## Entries from a dataset
++++

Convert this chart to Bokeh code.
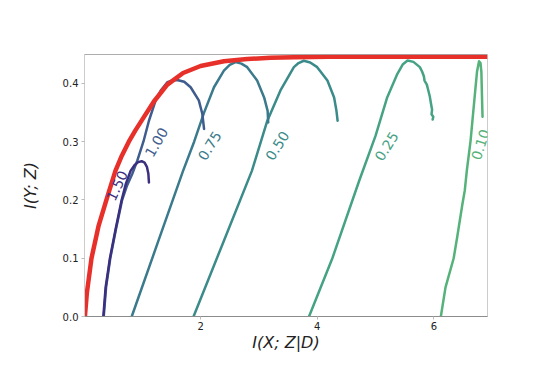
from bokeh.plotting import figure
from bokeh.models import Range1d, FixedTicker, PrintfTickFormatter, Span, ColumnDataSource, LabelSet
from bokeh.embed import file_html
from bokeh.resources import INLINE
from bokeh.core.properties import value

# ---- data ----
red_x = [0.017, 0.05, 0.13, 0.25, 0.40, 0.54, 0.65, 0.77, 0.88, 1.00, 1.20, 1.43, 1.70, 2.00, 2.40, 2.80, 3.20, 3.60, 4.20, 5.00, 6.00, 6.92]
red_y = [0.0, 0.04, 0.10, 0.155, 0.205, 0.25, 0.276, 0.30, 0.319, 0.338, 0.369, 0.398, 0.418, 0.430, 0.438, 0.442, 0.444, 0.445, 0.446, 0.446, 0.446, 0.446]

b150_x = [0.333, 0.372, 0.446, 0.544, 0.647, 0.72, 0.80, 0.87, 0.93, 0.99, 1.04, 1.08, 1.105, 1.115]
b150_y = [0.0, 0.05, 0.10, 0.15, 0.20, 0.228, 0.25, 0.260, 0.265, 0.2665, 0.264, 0.257, 0.245, 0.230]

b100_x = [0.34, 0.38, 0.452, 0.55, 0.655, 0.74, 0.83, 0.915, 1.02, 1.115, 1.23, 1.317, 1.43, 1.52, 1.60, 1.72, 1.83, 1.97, 2.03, 2.06]
b100_y = [0.0, 0.05, 0.10, 0.15, 0.20, 0.225, 0.245, 0.2675, 0.300, 0.336, 0.371, 0.388, 0.402, 0.405, 0.406, 0.403, 0.3935, 0.371, 0.348, 0.322]

b075_x = [0.82, 1.26, 1.70, 1.89, 2.06, 2.23, 2.40, 2.50, 2.60, 2.70, 2.80, 2.97, 3.09, 3.15, 3.16]
b075_y = [0.0, 0.125, 0.25, 0.30, 0.35, 0.3935, 0.422, 0.432, 0.4366, 0.434, 0.428, 0.405, 0.376, 0.353, 0.333]

b050_x = [1.88, 2.38, 2.88, 3.145, 3.37, 3.60, 3.68, 3.77, 3.88, 4.00, 4.175, 4.29, 4.33, 4.35]
b050_y = [0.0, 0.125, 0.25, 0.336, 0.388, 0.428, 0.435, 0.439, 0.436, 0.428, 0.405, 0.376, 0.353, 0.336]

b025_x = [3.86, 4.26, 4.72, 5.00, 5.20, 5.375, 5.47, 5.55, 5.65, 5.76, 5.80, 5.83, 5.84, 5.88, 5.90, 5.93, 5.95, 5.97, 5.96, 5.99, 5.98]
b025_y = [0.0, 0.10, 0.233, 0.31, 0.376, 0.4165, 0.433, 0.4395, 0.437, 0.428, 0.420, 0.412, 0.405, 0.398, 0.390, 0.378, 0.366, 0.355, 0.347, 0.343, 0.338]

b010_x = [6.12, 6.20, 6.34, 6.40, 6.49, 6.53, 6.565, 6.63, 6.67, 6.71, 6.74, 6.775, 6.80, 6.815, 6.82, 6.825, 6.83, 6.835]
b010_y = [0.0, 0.05, 0.10, 0.136, 0.193, 0.216, 0.25, 0.302, 0.345, 0.388, 0.42, 0.438, 0.435, 0.42, 0.40, 0.38, 0.36, 0.343]

labels = ["1.50", "1.00", "0.75", "0.50", "0.25", "0.10"]
label_x = [0.57, 1.245, 2.157, 3.317, 5.19, 6.80]
label_y = [0.2246, 0.299, 0.293, 0.293, 0.292, 0.295]
label_angle = [65, 60, 58, 58, 58, 72]
colors = ["#3b2f80", "#3e5c8d", "#3b7a8c", "#3a8b89", "#46a284", "#55b27a"]

x_ticks = [2, 4, 6]
y_ticks = [0.0, 0.1, 0.2, 0.3, 0.4]

X_MIN, X_MAX = 0.01, 6.92
Y_MIN, Y_MAX = 0.0, 0.4497

p = figure(width=542, height=370, output_backend="svg", toolbar_location=None,
           x_range=Range1d(X_MIN, X_MAX), y_range=Range1d(Y_MIN, Y_MAX),
           min_border_left=84, min_border_right=55, min_border_top=54, min_border_bottom=54)
p.background_fill_color = "white"
p.border_fill_color = "white"
p.grid.visible = False
p.outline_line_color = "#cccccc"
p.outline_line_width = 1

series = [(b010_x, b010_y, colors[5]), (b025_x, b025_y, colors[4]), (b050_x, b050_y, colors[3]),
          (b075_x, b075_y, colors[2]), (b100_x, b100_y, colors[1]), (b150_x, b150_y, colors[0])]
for xs, ys, c in series:
    p.line(xs, ys, line_color=c, line_width=2.5, line_join="round", line_cap="round")

p.line(red_x, red_y, line_color="#e8302a", line_width=4.5, line_join="round")

src = ColumnDataSource(dict(x=label_x, y=label_y, t=labels, a=label_angle, c=colors))
p.add_layout(LabelSet(x="x", y="y", text="t", angle="a", angle_units="deg", text_color="c",
                      source=src, text_font=value("DejaVu Sans"), text_font_size=value("14px"),
                      text_align="center", text_baseline="middle"))

p.add_layout(Span(location=Y_MAX, dimension="width", line_color="#8c8c8c", line_width=1))

for ax in (p.xaxis[0], p.yaxis[0]):
    ax.major_tick_out = 3
    ax.major_tick_in = 0
    ax.minor_tick_out = 0
    ax.minor_tick_in = 0
    ax.major_tick_line_color = "#bbbbbb"
    ax.major_label_text_font = "DejaVu Sans"
    ax.major_label_text_font_size = "10px"
    ax.major_label_text_color = "#222222"
    ax.axis_label_text_font = "DejaVu Sans"
    ax.axis_label_text_font_size = "16px"
    ax.axis_label_text_font_style = "italic"
    ax.axis_label_text_color = "#222222"

p.xaxis.ticker = FixedTicker(ticks=x_ticks)
p.xaxis.formatter = PrintfTickFormatter(format="%d")
p.xaxis.axis_line_color = "#8c8c8c"
p.xaxis.major_label_standoff = 2
p.xaxis.axis_label = "I(X; Z|D)"
p.xaxis.axis_label_standoff = 0

p.yaxis.ticker = FixedTicker(ticks=y_ticks)
p.yaxis.formatter = PrintfTickFormatter(format="%.1f")
p.yaxis.axis_line_color = "#cccccc"
p.yaxis.major_label_standoff = 3
p.yaxis.axis_label = "I(Y; Z)"
p.yaxis.axis_label_standoff = 20

open("out.html", "w").write(file_html(p, INLINE))
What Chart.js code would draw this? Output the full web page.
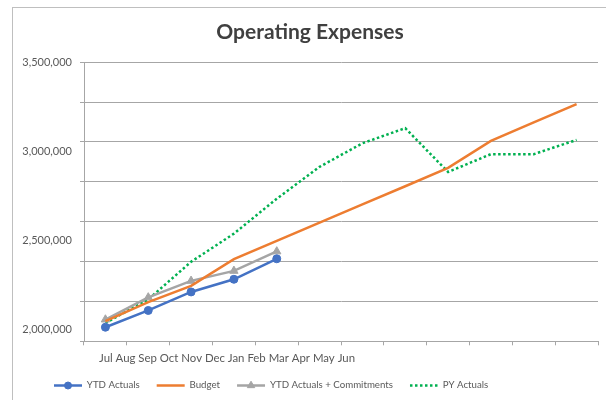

++++

## Problem requirements
Print the complete listing exactly as it stands, without its pictures.

## Completed task
Convert this chart to Bokeh code.
from bokeh.plotting import figure
from bokeh.models import Range1d, FixedTicker, PrintfTickFormatter, Span, ColumnDataSource, LabelSet
from bokeh.embed import file_html
from bokeh.resources import INLINE
from bokeh.core.properties import value

# ---- data ----
red_x = [0.017, 0.05, 0.13, 0.25, 0.40, 0.54, 0.65, 0.77, 0.88, 1.00, 1.20, 1.43, 1.70, 2.00, 2.40, 2.80, 3.20, 3.60, 4.20, 5.00, 6.00, 6.92]
red_y = [0.0, 0.04, 0.10, 0.155, 0.205, 0.25, 0.276, 0.30, 0.319, 0.338, 0.369, 0.398, 0.418, 0.430, 0.438, 0.442, 0.444, 0.445, 0.446, 0.446, 0.446, 0.446]

b150_x = [0.333, 0.372, 0.446, 0.544, 0.647, 0.72, 0.80, 0.87, 0.93, 0.99, 1.04, 1.08, 1.105, 1.115]
b150_y = [0.0, 0.05, 0.10, 0.15, 0.20, 0.228, 0.25, 0.260, 0.265, 0.2665, 0.264, 0.257, 0.245, 0.230]

b100_x = [0.34, 0.38, 0.452, 0.55, 0.655, 0.74, 0.83, 0.915, 1.02, 1.115, 1.23, 1.317, 1.43, 1.52, 1.60, 1.72, 1.83, 1.97, 2.03, 2.06]
b100_y = [0.0, 0.05, 0.10, 0.15, 0.20, 0.225, 0.245, 0.2675, 0.300, 0.336, 0.371, 0.388, 0.402, 0.405, 0.406, 0.403, 0.3935, 0.371, 0.348, 0.322]

b075_x = [0.82, 1.26, 1.70, 1.89, 2.06, 2.23, 2.40, 2.50, 2.60, 2.70, 2.80, 2.97, 3.09, 3.15, 3.16]
b075_y = [0.0, 0.125, 0.25, 0.30, 0.35, 0.3935, 0.422, 0.432, 0.4366, 0.434, 0.428, 0.405, 0.376, 0.353, 0.333]

b050_x = [1.88, 2.38, 2.88, 3.145, 3.37, 3.60, 3.68, 3.77, 3.88, 4.00, 4.175, 4.29, 4.33, 4.35]
b050_y = [0.0, 0.125, 0.25, 0.336, 0.388, 0.428, 0.435, 0.439, 0.436, 0.428, 0.405, 0.376, 0.353, 0.336]

b025_x = [3.86, 4.26, 4.72, 5.00, 5.20, 5.375, 5.47, 5.55, 5.65, 5.76, 5.80, 5.83, 5.84, 5.88, 5.90, 5.93, 5.95, 5.97, 5.96, 5.99, 5.98]
b025_y = [0.0, 0.10, 0.233, 0.31, 0.376, 0.4165, 0.433, 0.4395, 0.437, 0.428, 0.420, 0.412, 0.405, 0.398, 0.390, 0.378, 0.366, 0.355, 0.347, 0.343, 0.338]

b010_x = [6.12, 6.20, 6.34, 6.40, 6.49, 6.53, 6.565, 6.63, 6.67, 6.71, 6.74, 6.775, 6.80, 6.815, 6.82, 6.825, 6.83, 6.835]
b010_y = [0.0, 0.05, 0.10, 0.136, 0.193, 0.216, 0.25, 0.302, 0.345, 0.388, 0.42, 0.438, 0.435, 0.42, 0.40, 0.38, 0.36, 0.343]

labels = ["1.50", "1.00", "0.75", "0.50", "0.25", "0.10"]
label_x = [0.57, 1.245, 2.157, 3.317, 5.19, 6.80]
label_y = [0.2246, 0.299, 0.293, 0.293, 0.292, 0.295]
label_angle = [65, 60, 58, 58, 58, 72]
colors = ["#3b2f80", "#3e5c8d", "#3b7a8c", "#3a8b89", "#46a284", "#55b27a"]

x_ticks = [2, 4, 6]
y_ticks = [0.0, 0.1, 0.2, 0.3, 0.4]

X_MIN, X_MAX = 0.01, 6.92
Y_MIN, Y_MAX = 0.0, 0.4497

p = figure(width=542, height=370, output_backend="svg", toolbar_location=None,
           x_range=Range1d(X_MIN, X_MAX), y_range=Range1d(Y_MIN, Y_MAX),
           min_border_left=84, min_border_right=55, min_border_top=54, min_border_bottom=54)
p.background_fill_color = "white"
p.border_fill_color = "white"
p.grid.visible = False
p.outline_line_color = "#cccccc"
p.outline_line_width = 1

series = [(b010_x, b010_y, colors[5]), (b025_x, b025_y, colors[4]), (b050_x, b050_y, colors[3]),
          (b075_x, b075_y, colors[2]), (b100_x, b100_y, colors[1]), (b150_x, b150_y, colors[0])]
for xs, ys, c in series:
    p.line(xs, ys, line_color=c, line_width=2.5, line_join="round", line_cap="round")

p.line(red_x, red_y, line_color="#e8302a", line_width=4.5, line_join="round")

src = ColumnDataSource(dict(x=label_x, y=label_y, t=labels, a=label_angle, c=colors))
p.add_layout(LabelSet(x="x", y="y", text="t", angle="a", angle_units="deg", text_color="c",
                      source=src, text_font=value("DejaVu Sans"), text_font_size=value("14px"),
                      text_align="center", text_baseline="middle"))

p.add_layout(Span(location=Y_MAX, dimension="width", line_color="#8c8c8c", line_width=1))

for ax in (p.xaxis[0], p.yaxis[0]):
    ax.major_tick_out = 3
    ax.major_tick_in = 0
    ax.minor_tick_out = 0
    ax.minor_tick_in = 0
    ax.major_tick_line_color = "#bbbbbb"
    ax.major_label_text_font = "DejaVu Sans"
    ax.major_label_text_font_size = "10px"
    ax.major_label_text_color = "#222222"
    ax.axis_label_text_font = "DejaVu Sans"
    ax.axis_label_text_font_size = "16px"
    ax.axis_label_text_font_style = "italic"
    ax.axis_label_text_color = "#222222"

p.xaxis.ticker = FixedTicker(ticks=x_ticks)
p.xaxis.formatter = PrintfTickFormatter(format="%d")
p.xaxis.axis_line_color = "#8c8c8c"
p.xaxis.major_label_standoff = 2
p.xaxis.axis_label = "I(X; Z|D)"
p.xaxis.axis_label_standoff = 0

p.yaxis.ticker = FixedTicker(ticks=y_ticks)
p.yaxis.formatter = PrintfTickFormatter(format="%.1f")
p.yaxis.axis_line_color = "#cccccc"
p.yaxis.major_label_standoff = 3
p.yaxis.axis_label = "I(Y; Z)"
p.yaxis.axis_label_standoff = 20

open("out.html", "w").write(file_html(p, INLINE))
What Chart.js code would draw this? Output the full web page.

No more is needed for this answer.